Nagios is loved and hated in the industry. Nagios has a great brand recognition, but suffers from less than intuitive setup and difficult to automate configuration. With passive checks and right Chef cookbooks, Nagios/Icinga setup becomes very effective. Another Nagios weakness is poor implementation. Fortunately, Nagios poorly implements right ideas, so not everything is lost. This war story is about fixing Nagios NSCA implementation. Nagios NSCA is a Nagios passive-check daemon written in C that runs on a Nagios server and processes all passive check sent by Nagios clients.
In our setup all nodes in the server farm are configured as NSCA clients sending updates to an NSCA server (or servers) that processes the information and forwards updates to Icinga through a named pipe. Monitors are configure in two places: on an NSCA client and on the Icinga server.
The actual problem that we saw was that the Icinga server would stop receiving information from the NSCA server. In the cases like this what I oftentimes do is look at the strace logs of the process that is failing (NSCA server in the case).
The first problem that I saw looking at strace were failure reading from the /dev/urandom:
EAGAIN (Resource temporarily unavailable)"
This had nothing to do with problem I was trying to fix, but the error messages littered strace logs, so I decided to fix it. Turns out NSCA server does a straight read from /dev/urandom forgetting that the read system call will buffer. Disabling the read buffer right after opening /dev/urandom fixed the EAGAIN errors.

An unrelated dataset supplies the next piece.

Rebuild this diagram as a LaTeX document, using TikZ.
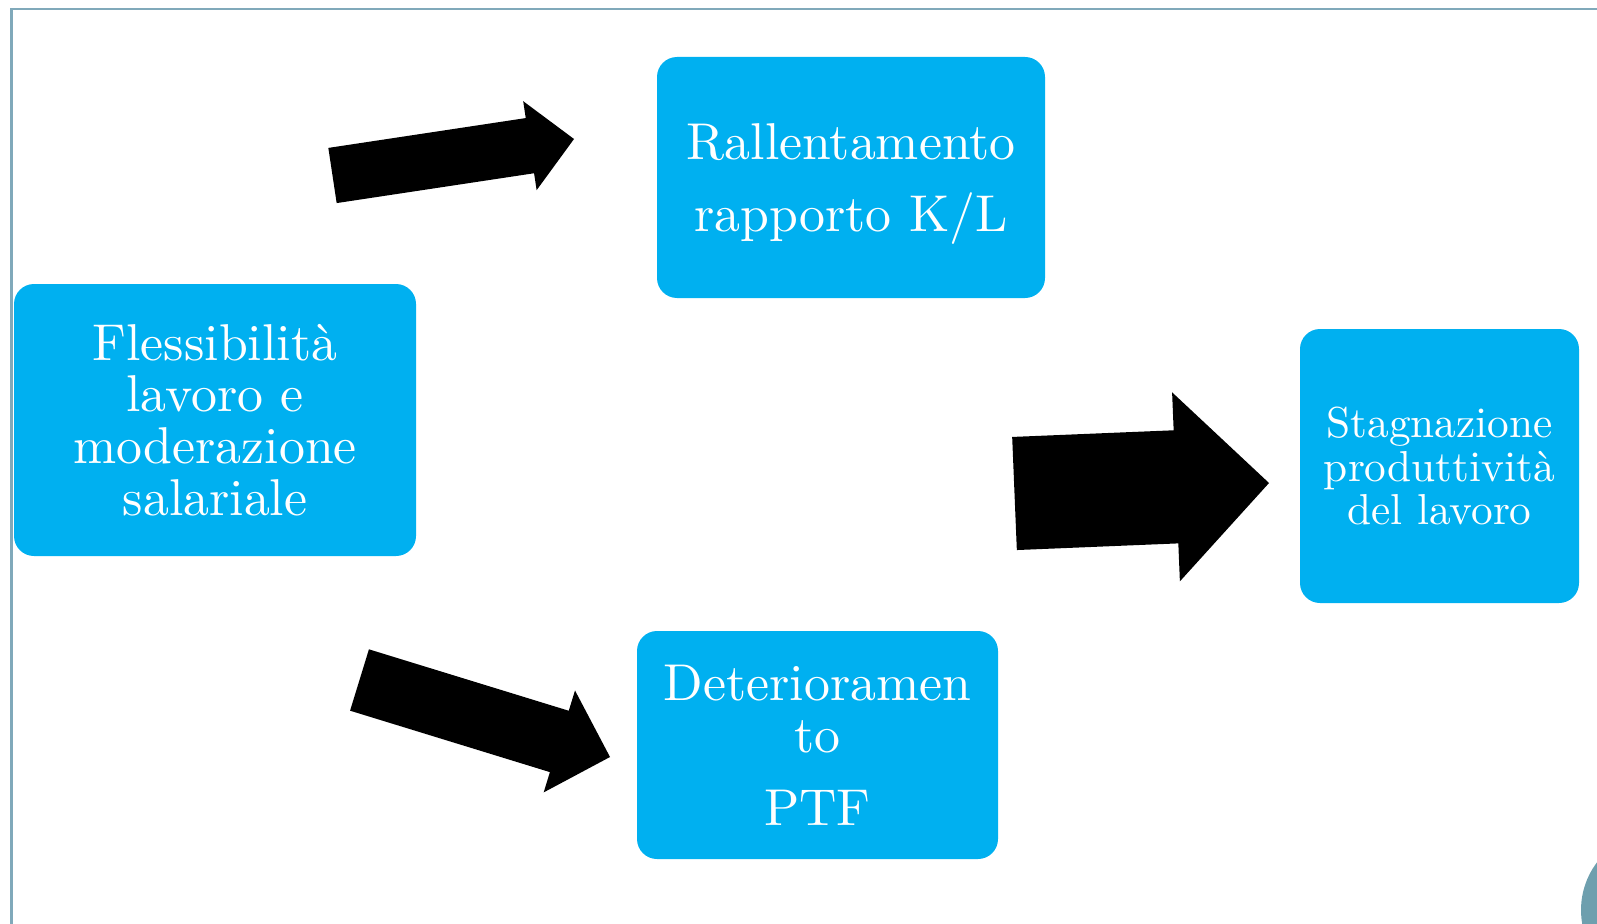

The next thing that attracted my attention was:
write(6, "[1341698843] PROCESS_SERVICE_CHE"..., 291) = -1 EPIPE (Broken pipe) <0.000208>
This time, the error actually led to NSCA server crashing. Turns out NSCA server does a very naive write to the pipe file descriptor connected to Icinga process:
fprintf(command_file_fp, "[%lu] PROCESS_HOST_CHECK_RESULT;%s;%d;%s\n", ...
The cases where fprintf fails are not at all handled by the NSCA server. The simple fix watches the write result and attempts to reopen the pipe if write fails.
The last issue to fix with NSCA server was the code to handle failures opening pipe to Icinga process. NSCA server would fail to open the pipe with ENXIO:
open("/var/icinga/rw/icinga.cmd", O_WRONLY|O_APPEND|O_NONBLOCK) = -1 ENXIO (No such device or address) <0.000030>
ENXIO error, in this case, shows up because NSCA server attempts to open the Icinga pipe for writing before the Icinga process opens the pipe for reading.
After applying the three fixes listed about our Icinga setup became rock solid.